Вскоре после того, как Лютер пришел к тем выводам, на которых и основал свое учение, и после того, как он начал проповедовать их в лекциях о Библии, в окрестностях Виттенберга появился Тецель
[164], который проповедовал особенно вульгарную и разлагающую теорию действенности индульгенций для прощения грехов, — в этом не может быть никаких сомнений, как бы Тецель ни облагораживал ее наихудшие вульгарности, когда стал облекать ее в печатную форму, — и привлек немалое внимание народа. Лютер сразу же насторожился.
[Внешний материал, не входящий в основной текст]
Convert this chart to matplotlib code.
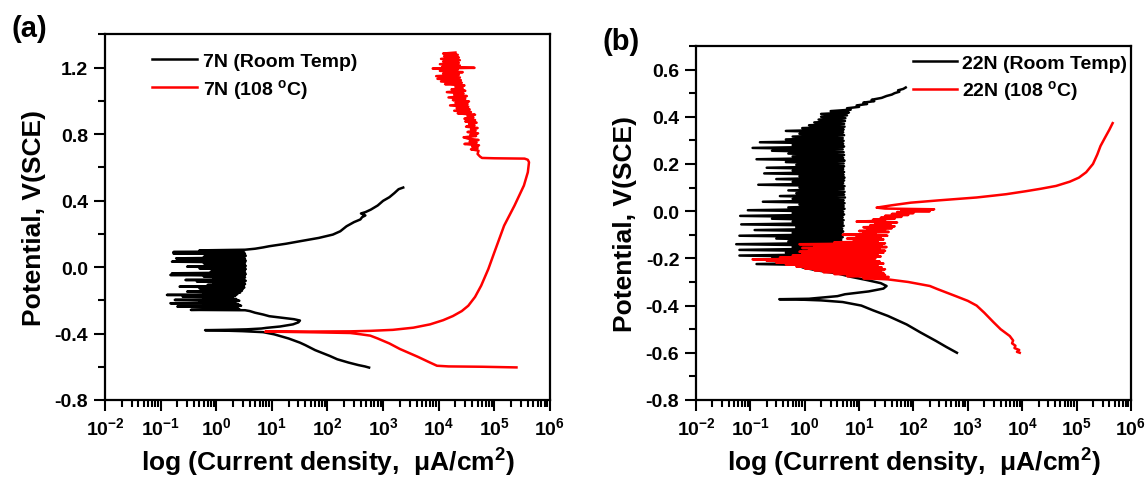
import numpy as np
import matplotlib
matplotlib.use('Agg')
import matplotlib.pyplot as plt
from matplotlib.ticker import LogLocator, MultipleLocator, FuncFormatter, NullFormatter

plt.rcParams['font.family'] = ['Liberation Sans', 'DejaVu Sans']
plt.rcParams['font.weight'] = 'bold'
plt.rcParams['axes.labelweight'] = 'bold'
plt.rcParams['mathtext.fontset'] = 'custom'
plt.rcParams['mathtext.rm'] = 'Liberation Sans:bold'
plt.rcParams['mathtext.it'] = 'Liberation Sans:bold'
plt.rcParams['mathtext.bf'] = 'Liberation Sans:bold'
plt.rcParams['mathtext.default'] = 'rm'
plt.rcParams['axes.unicode_minus'] = False

# ---- data: (potential V vs SCE, current density uA/cm2) ----
# (a) 7N, room temperature
rt7 = [
    (-0.605, 560), (-0.598, 470), (-0.590, 360), (-0.575, 240), (-0.555, 150),
    (-0.535, 110), (-0.500, 60), (-0.470, 40), (-0.455, 32), (-0.430, 20),
    (-0.405, 11), (-0.392, 7), (-0.386, 3), (-0.382, 1.2), (-0.380, 0.63),
    (-0.378, 1.5), (-0.375, 3.5), (-0.370, 6.5), (-0.366, 8), (-0.358, 14),
    (-0.345, 24), (-0.333, 30), (-0.322, 32), (-0.314, 25), (-0.305, 15),
    (-0.296, 9), (-0.286, 7), (-0.275, 5), (-0.265, 4), (-0.260, 3.3),
    (-0.258, 0.35), (-0.253, 2.6), (-0.248, 0.70), (-0.243, 2.4), (-0.238, 0.20),
    (-0.233, 2.8), (-0.228, 0.60), (-0.223, 2.5), (-0.218, 0.15), (-0.213, 2.2),
    (-0.208, 0.50), (-0.203, 2.6), (-0.198, 0.18), (-0.193, 2.3), (-0.188, 0.60),
    (-0.183, 2.0), (-0.178, 0.25), (-0.173, 2.2), (-0.168, 0.13), (-0.163, 2.4),
    (-0.158, 0.60), (-0.153, 2.7), (-0.148, 0.30), (-0.143, 2.9), (-0.138, 0.80),
    (-0.133, 3.0), (-0.128, 0.50), (-0.123, 3.2), (-0.118, 0.22), (-0.113, 3.1),
    (-0.108, 0.70), (-0.103, 3.3), (-0.098, 0.90), (-0.093, 3.2), (-0.088, 0.45),
    (-0.083, 3.4), (-0.078, 0.28), (-0.073, 3.1), (-0.068, 0.90), (-0.063, 3.3),
    (-0.058, 0.60), (-0.053, 3.2), (-0.048, 0.15), (-0.043, 3.4), (-0.038, 0.16),
    (-0.033, 3.3), (-0.028, 0.80), (-0.023, 3.2), (-0.018, 1.00), (-0.013, 3.4),
    (-0.008, 0.50), (-0.003, 3.3), (0.002, 0.30), (0.007, 3.4), (0.012, 0.90),
    (0.017, 3.2), (0.022, 0.60), (0.027, 3.3), (0.032, 0.16), (0.037, 3.4),
    (0.042, 0.70), (0.047, 3.3), (0.052, 0.19), (0.057, 3.2), (0.062, 0.60),
    (0.067, 3.4), (0.072, 0.70), (0.077, 3.3), (0.082, 0.17), (0.087, 3.2),
    (0.090, 0.17), (0.095, 3.0), (0.100, 0.50), (0.104, 3.3),
    (0.110, 5), (0.118, 7), (0.125, 9), (0.140, 18), (0.155, 32), (0.175, 70),
    (0.195, 125), (0.215, 170), (0.245, 220), (0.270, 300), (0.286, 390),
    (0.300, 420), (0.310, 480), (0.316, 440), (0.322, 400), (0.330, 480),
    (0.345, 600), (0.370, 800), (0.398, 1000), (0.420, 1300), (0.445, 1600),
    (0.468, 1900), (0.478, 2300),
]

# (a) 7N, 108 C
hot7 = [
    (-0.604, 250000), (-0.600, 60000), (-0.598, 15000), (-0.594, 9300),
    (-0.570, 6500), (-0.540, 4200), (-0.493, 2000), (-0.460, 1300),
    (-0.430, 800), (-0.413, 590), (-0.405, 400), (-0.397, 257), (-0.393, 60),
    (-0.390, 15), (-0.389, 7.6), (-0.388, 60), (-0.387, 257), (-0.384, 600),
    (-0.378, 1500), (-0.365, 3500), (-0.345, 7000), (-0.320, 12000),
    (-0.295, 18000), (-0.265, 26000), (-0.233, 34000), (-0.180, 45000),
    (-0.112, 58000), (-0.012, 78000), (0.088, 100000), (0.249, 150000),
    (0.369, 230000), (0.490, 340000), (0.570, 400000), (0.630, 420000),
    (0.645, 400000), (0.652, 350000), (0.654, 100000), (0.656, 60000),
    (0.665, 55000), (0.680, 50000),
    (0.700, 52000), (0.708, 38000), (0.716, 50000), (0.724, 40000), (0.732, 53000),
    (0.740, 29000), (0.748, 48000), (0.756, 36000), (0.764, 52000), (0.772, 34000),
    (0.780, 28000), (0.788, 47000), (0.796, 37000), (0.804, 51000), (0.812, 33000),
    (0.820, 46000), (0.828, 38000), (0.836, 50000), (0.844, 31000), (0.852, 44000),
    (0.860, 35000), (0.868, 48000), (0.876, 30000), (0.884, 45000), (0.892, 29000),
    (0.900, 42000), (0.908, 33000), (0.916, 45000), (0.924, 22000), (0.932, 38000),
    (0.940, 19000), (0.948, 36000), (0.956, 21000), (0.964, 34000), (0.972, 16000),
    (0.980, 33000), (0.988, 20000), (0.996, 35000), (1.004, 18000), (1.012, 30000),
    (1.020, 15000), (1.028, 32000), (1.036, 19000), (1.044, 28000), (1.052, 14000),
    (1.060, 30000), (1.068, 17000), (1.076, 27000), (1.084, 20000), (1.092, 29000),
    (1.100, 13000), (1.108, 26000), (1.116, 11000), (1.124, 25000), (1.132, 9500),
    (1.140, 24000), (1.148, 9000), (1.156, 23000), (1.164, 12000), (1.172, 27000),
    (1.180, 10500), (1.188, 22000), (1.194, 7800), (1.198, 44000), (1.204, 11500),
    (1.212, 24000), (1.220, 10500), (1.228, 23000), (1.236, 12000), (1.244, 24000),
    (1.252, 11000), (1.260, 23000), (1.268, 12500), (1.276, 22000), (1.284, 12000),
    (1.290, 20000),
]

# (b) 22N, room temperature
rt22 = [
    (-0.600, 630), (-0.575, 400), (-0.550, 260), (-0.514, 135), (-0.480, 75),
    (-0.444, 34), (-0.420, 18), (-0.400, 11), (-0.385, 5), (-0.378, 2),
    (-0.374, 0.7), (-0.373, 0.34), (-0.371, 1.2), (-0.366, 2.1), (-0.360, 4),
    (-0.352, 5.5), (-0.340, 15), (-0.328, 28), (-0.317, 32), (-0.305, 25),
    (-0.292, 14), (-0.278, 7), (-0.265, 4.2), (-0.250, 1.6), (-0.238, 0.9),
    (-0.230, 3.5), (-0.224, 0.13), (-0.218, 4.0), (-0.212, 0.50), (-0.206, 4.5),
    (-0.200, 0.25), (-0.194, 4.2), (-0.188, 0.063), (-0.182, 4.6), (-0.176, 0.45),
    (-0.170, 4.3), (-0.164, 0.063), (-0.158, 4.8), (-0.152, 0.60), (-0.146, 4.4),
    (-0.140, 0.055), (-0.134, 4.9), (-0.128, 0.50), (-0.122, 4.7), (-0.116, 0.30),
    (-0.110, 5.0), (-0.104, 0.063), (-0.098, 4.8), (-0.092, 0.60), (-0.086, 5.1),
    (-0.080, 0.12), (-0.074, 4.9), (-0.068, 0.70), (-0.062, 5.2), (-0.056, 0.068),
    (-0.050, 5.0), (-0.044, 0.60), (-0.038, 5.2), (-0.032, 0.25), (-0.026, 5.0),
    (-0.020, 0.065), (-0.014, 5.3), (-0.008, 0.60), (-0.002, 5.1), (0.004, 0.09),
    (0.010, 5.4), (0.016, 0.50), (0.022, 5.2), (0.028, 0.80), (0.034, 5.4),
    (0.040, 0.17), (0.046, 5.2), (0.052, 0.60), (0.058, 5.5), (0.064, 0.35),
    (0.070, 5.3), (0.076, 0.70), (0.082, 5.4), (0.088, 0.50), (0.094, 5.2),
    (0.100, 0.80), (0.106, 5.4), (0.112, 0.14), (0.118, 5.1), (0.124, 0.60),
    (0.130, 5.3), (0.136, 0.30), (0.142, 5.4), (0.148, 0.80), (0.154, 5.2),
    (0.160, 0.18), (0.166, 5.3), (0.172, 0.60), (0.178, 5.1), (0.184, 0.20),
    (0.190, 5.3), (0.196, 0.70), (0.202, 5.2), (0.208, 0.45), (0.214, 5.4),
    (0.220, 0.13), (0.226, 5.1), (0.232, 0.60), (0.238, 5.3), (0.244, 0.50),
    (0.250, 5.2), (0.256, 0.25), (0.262, 5.0), (0.268, 0.11), (0.274, 5.3),
    (0.280, 0.60), (0.286, 5.1), (0.292, 0.15), (0.298, 5.2), (0.304, 0.45),
    (0.310, 5.0), (0.316, 0.60), (0.322, 5.3), (0.328, 0.80), (0.334, 5.1),
    (0.340, 0.45), (0.346, 5.2), (0.352, 0.90), (0.358, 5.4), (0.364, 1.2),
    (0.370, 5.3), (0.376, 1.5), (0.382, 5.5), (0.388, 1.8), (0.394, 5.6),
    (0.400, 2.0), (0.406, 6.0), (0.412, 2.0), (0.418, 6.5), (0.424, 3.0),
    (0.430, 7), (0.436, 6), (0.442, 10), (0.448, 9), (0.454, 14), (0.460, 12),
    (0.466, 19), (0.472, 17), (0.480, 26), (0.488, 32), (0.494, 40), (0.500, 45),
    (0.506, 55), (0.512, 52), (0.518, 65), (0.524, 72),
]

# (b) 22N, 108 C
hot22 = [
    (-0.600, 9000), (-0.596, 8000), (-0.588, 8800), (-0.580, 7200), (-0.570, 7500),
    (-0.560, 6500), (-0.548, 6800), (-0.529, 5900), (-0.500, 4000), (-0.470, 2950),
    (-0.430, 2000), (-0.400, 1450), (-0.380, 1000), (-0.360, 600), (-0.330, 275),
    (-0.317, 200), (-0.300, 80), (-0.289, 34),
    (-0.284, 12), (-0.279, 35), (-0.275, 6), (-0.270, 30), (-0.266, 3.5),
    (-0.262, 28), (-0.258, 2.2), (-0.254, 25), (-0.250, 1.5), (-0.246, 30),
    (-0.242, 1.0), (-0.238, 26), (-0.234, 0.7), (-0.230, 22), (-0.226, 0.45),
    (-0.222, 28), (-0.218, 0.3), (-0.214, 24), (-0.210, 0.2), (-0.206, 18),
    (-0.204, 0.11), (-0.200, 20), (-0.196, 0.35), (-0.192, 25), (-0.188, 0.6),
    (-0.184, 22), (-0.180, 0.9), (-0.176, 28), (-0.172, 0.8), (-0.168, 30),
    (-0.164, 1.2), (-0.160, 24), (-0.156, 0.9), (-0.152, 32), (-0.148, 1.5),
    (-0.144, 26), (-0.140, 0.8), (-0.136, 30), (-0.132, 3.5), (-0.128, 22),
    (-0.124, 8), (-0.120, 28), (-0.116, 6), (-0.112, 25), (-0.108, 9),
    (-0.104, 33), (-0.100, 5), (-0.096, 20), (-0.092, 12), (-0.088, 35),
    (-0.084, 10), (-0.080, 30), (-0.076, 14), (-0.072, 40), (-0.068, 12),
    (-0.064, 45), (-0.060, 16), (-0.056, 38), (-0.052, 20), (-0.048, 50),
    (-0.044, 9), (-0.040, 30), (-0.036, 18), (-0.032, 45), (-0.028, 25),
    (-0.024, 60), (-0.020, 30), (-0.016, 80), (-0.012, 40), (-0.008, 100),
    (-0.004, 50), (0.000, 200), (0.004, 60), (0.008, 240), (0.011, 30),
    (0.015, 21), (0.025, 40), (0.036, 89), (0.046, 300), (0.058, 1450),
    (0.066, 3000), (0.072, 5100), (0.085, 12000), (0.095, 22000), (0.107, 42000),
    (0.125, 75000), (0.142, 110000), (0.165, 150000), (0.200, 200000),
    (0.240, 240000), (0.276, 275000), (0.310, 330000), (0.345, 400000),
    (0.373, 460000),
]

decades = np.arange(-2, 7)


def unzip(pairs):
    E = np.array([p[0] for p in pairs])
    I = np.array([p[1] for p in pairs])
    return E, I


def style_axes(ax, ylim, major, minor):
    ax.set_xscale('log')
    ax.set_xlim(10.0 ** decades[0], 10.0 ** decades[-1])
    ax.set_ylim(*ylim)
    ax.xaxis.set_major_locator(LogLocator(base=10, numticks=20))
    ax.xaxis.set_minor_locator(LogLocator(base=10, subs=np.arange(2, 10), numticks=20))
    ax.xaxis.set_major_formatter(FuncFormatter(lambda v, p: r'$10^{%d}$' % round(np.log10(v))))
    ax.xaxis.set_minor_formatter(NullFormatter())
    ax.yaxis.set_major_locator(MultipleLocator(major))
    ax.yaxis.set_minor_locator(MultipleLocator(minor))
    ax.yaxis.set_major_formatter(FuncFormatter(lambda v, p: '%.1f' % (round(v, 1) + 0.0)))
    ax.tick_params(which='both', direction='out', top=False, right=False, width=1.5,
                   labelsize=14, pad=4)
    ax.tick_params(which='major', length=8)
    ax.tick_params(which='minor', length=5)
    for s in ax.spines.values():
        s.set_linewidth(1.6)
    ax.set_xlabel(r'log (Current density,  μA/cm$^{2}$)', fontsize=19, labelpad=5)
    ax.set_ylabel('Potential, V(SCE)', fontsize=19, labelpad=6)


fig = plt.figure(figsize=(11.46, 4.85), dpi=100)
ax1 = fig.add_axes([0.0916, 0.1732, 0.3883, 0.7541])
ax2 = fig.add_axes([0.6073, 0.1732, 0.3796, 0.7300])

E, I = unzip(rt7)
ax1.plot(I, E, color='black', lw=1.8, label='7N (Room Temp)')
E, I = unzip(hot7)
ax1.plot(I, E, color='#ff0000', lw=1.8, label=r'7N (108 $^{o}$C)')
style_axes(ax1, (-0.8, 1.4), 0.4, 0.2)
ax1.legend(loc='upper left', bbox_to_anchor=(0.084, 0.977), frameon=False, fontsize=14,
           handlelength=2.3, handletextpad=0.3, labelspacing=0.35, borderpad=0)

E, I = unzip(rt22)
ax2.plot(I, E, color='black', lw=1.8, label='22N (Room Temp)')
E, I = unzip(hot22)
ax2.plot(I, E, color='#ff0000', lw=1.8, label=r'22N (108 $^{o}$C)')
style_axes(ax2, (-0.8, 0.7), 0.2, 0.1)
ax2.legend(loc='upper left', bbox_to_anchor=(0.476, 1.005), frameon=False, fontsize=14,
           handlelength=2.3, handletextpad=0.25, labelspacing=0.35, borderpad=0)

fig.text(0.010, 0.924, '(a)', fontsize=21, fontweight='bold')
fig.text(0.526, 0.897, '(b)', fontsize=21, fontweight='bold')

fig.savefig('out.png', dpi=100)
Он уже выступал против веры народа в индульгенции, но теперь потребовалось нечто большее, и он опубликовал свои девяносто пять тезисов
[165]. Этим действием Лютер последовал распространенному университетскому обычаю. Эти тезисы он был готов защищать в дебатах со всеми желающими. В них заявлялись убеждения по конкретным вопросам, к которым пришел Лютер, но содержалось и кое-что, в чем он пока не был полностью уверен, и еще кое-что, чьих последствий он полностью не осознавал. Тезисы были сформулированы в схоластической форме и не предназначались для широкого распространения, которое получили в итоге.